═══ Extracted records

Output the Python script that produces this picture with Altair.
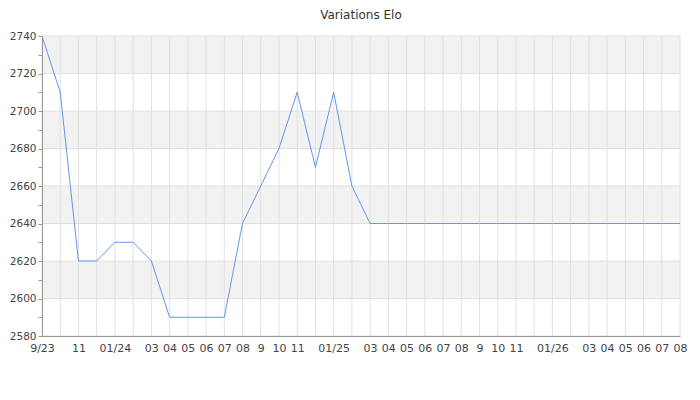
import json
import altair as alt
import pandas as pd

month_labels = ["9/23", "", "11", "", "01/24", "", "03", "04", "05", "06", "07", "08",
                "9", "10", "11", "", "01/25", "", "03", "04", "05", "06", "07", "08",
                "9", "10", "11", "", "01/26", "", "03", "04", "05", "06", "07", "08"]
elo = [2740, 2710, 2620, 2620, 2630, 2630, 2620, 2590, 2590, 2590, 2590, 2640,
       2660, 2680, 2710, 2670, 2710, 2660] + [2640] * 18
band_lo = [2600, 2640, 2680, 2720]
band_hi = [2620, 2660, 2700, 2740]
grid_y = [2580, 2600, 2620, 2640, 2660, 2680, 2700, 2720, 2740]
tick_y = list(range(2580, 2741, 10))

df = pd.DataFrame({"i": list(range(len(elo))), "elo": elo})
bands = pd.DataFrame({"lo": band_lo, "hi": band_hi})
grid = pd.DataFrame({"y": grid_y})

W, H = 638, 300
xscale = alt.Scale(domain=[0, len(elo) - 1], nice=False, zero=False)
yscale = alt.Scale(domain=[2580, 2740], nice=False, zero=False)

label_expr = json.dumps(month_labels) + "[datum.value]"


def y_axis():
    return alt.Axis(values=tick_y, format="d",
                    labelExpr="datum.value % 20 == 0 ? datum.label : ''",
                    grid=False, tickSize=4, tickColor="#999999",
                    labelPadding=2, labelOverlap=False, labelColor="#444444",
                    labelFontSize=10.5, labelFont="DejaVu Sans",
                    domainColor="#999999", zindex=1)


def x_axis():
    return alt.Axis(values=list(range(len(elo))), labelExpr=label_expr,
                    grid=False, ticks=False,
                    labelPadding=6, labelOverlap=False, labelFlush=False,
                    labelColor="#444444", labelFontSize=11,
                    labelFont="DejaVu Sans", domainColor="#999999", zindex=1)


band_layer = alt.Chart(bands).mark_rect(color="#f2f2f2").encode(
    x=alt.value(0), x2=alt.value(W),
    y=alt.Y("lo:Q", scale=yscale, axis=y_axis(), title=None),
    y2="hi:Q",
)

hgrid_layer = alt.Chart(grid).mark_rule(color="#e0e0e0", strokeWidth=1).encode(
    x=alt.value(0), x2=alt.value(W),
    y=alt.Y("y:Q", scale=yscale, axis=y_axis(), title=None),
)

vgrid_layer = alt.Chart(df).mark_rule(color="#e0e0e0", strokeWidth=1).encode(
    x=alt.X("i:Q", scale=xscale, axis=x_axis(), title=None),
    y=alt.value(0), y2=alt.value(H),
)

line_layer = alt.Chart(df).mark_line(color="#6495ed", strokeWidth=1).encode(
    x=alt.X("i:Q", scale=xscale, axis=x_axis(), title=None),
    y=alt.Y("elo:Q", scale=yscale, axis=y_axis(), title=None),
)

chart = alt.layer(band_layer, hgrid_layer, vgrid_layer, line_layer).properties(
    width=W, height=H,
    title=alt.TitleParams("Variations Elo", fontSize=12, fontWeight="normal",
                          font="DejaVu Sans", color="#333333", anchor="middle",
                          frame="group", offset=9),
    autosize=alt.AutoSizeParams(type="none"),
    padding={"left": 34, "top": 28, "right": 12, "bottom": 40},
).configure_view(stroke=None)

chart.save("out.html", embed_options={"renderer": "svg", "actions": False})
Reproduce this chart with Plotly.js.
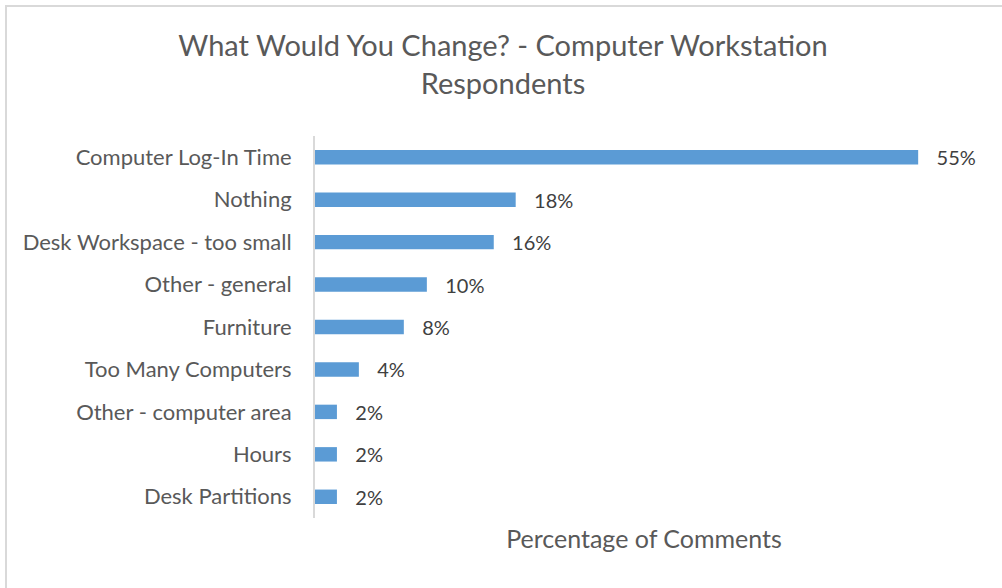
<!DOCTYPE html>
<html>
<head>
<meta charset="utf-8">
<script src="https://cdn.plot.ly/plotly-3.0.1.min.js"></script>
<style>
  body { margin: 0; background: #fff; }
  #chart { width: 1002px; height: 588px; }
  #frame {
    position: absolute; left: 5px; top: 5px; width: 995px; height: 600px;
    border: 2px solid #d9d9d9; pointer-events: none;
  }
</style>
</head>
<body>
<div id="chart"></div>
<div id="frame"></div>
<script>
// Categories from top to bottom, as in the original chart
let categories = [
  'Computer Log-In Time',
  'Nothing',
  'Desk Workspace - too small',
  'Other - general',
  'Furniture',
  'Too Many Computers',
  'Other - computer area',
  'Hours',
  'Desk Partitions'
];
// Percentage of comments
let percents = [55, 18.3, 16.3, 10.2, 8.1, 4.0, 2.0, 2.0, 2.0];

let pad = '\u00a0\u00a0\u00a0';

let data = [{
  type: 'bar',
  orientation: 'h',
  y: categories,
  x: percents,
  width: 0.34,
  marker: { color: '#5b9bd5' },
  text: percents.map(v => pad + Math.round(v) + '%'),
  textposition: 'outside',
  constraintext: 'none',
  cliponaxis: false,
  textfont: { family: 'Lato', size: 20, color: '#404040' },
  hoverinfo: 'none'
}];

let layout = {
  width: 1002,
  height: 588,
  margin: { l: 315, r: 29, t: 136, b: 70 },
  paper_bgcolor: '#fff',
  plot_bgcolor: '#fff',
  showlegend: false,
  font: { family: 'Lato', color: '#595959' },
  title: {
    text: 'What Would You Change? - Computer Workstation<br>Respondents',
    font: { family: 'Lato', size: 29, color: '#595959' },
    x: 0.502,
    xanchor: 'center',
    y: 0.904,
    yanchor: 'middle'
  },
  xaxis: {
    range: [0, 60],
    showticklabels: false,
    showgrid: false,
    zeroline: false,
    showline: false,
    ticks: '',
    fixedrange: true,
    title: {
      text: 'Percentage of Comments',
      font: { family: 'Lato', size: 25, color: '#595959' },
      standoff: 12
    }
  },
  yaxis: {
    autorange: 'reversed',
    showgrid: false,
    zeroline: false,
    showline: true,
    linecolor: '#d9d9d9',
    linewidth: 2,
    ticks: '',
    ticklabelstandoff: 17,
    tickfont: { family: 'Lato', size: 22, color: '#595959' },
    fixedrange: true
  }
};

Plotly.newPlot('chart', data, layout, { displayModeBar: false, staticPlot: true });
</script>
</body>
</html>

══════

Your instructions >> Which lines above hold the word "this"? Copy each of them.

Solved problem >>
Output the Python script that produces this picture with Altair.
Reproduce this chart with Plotly.js.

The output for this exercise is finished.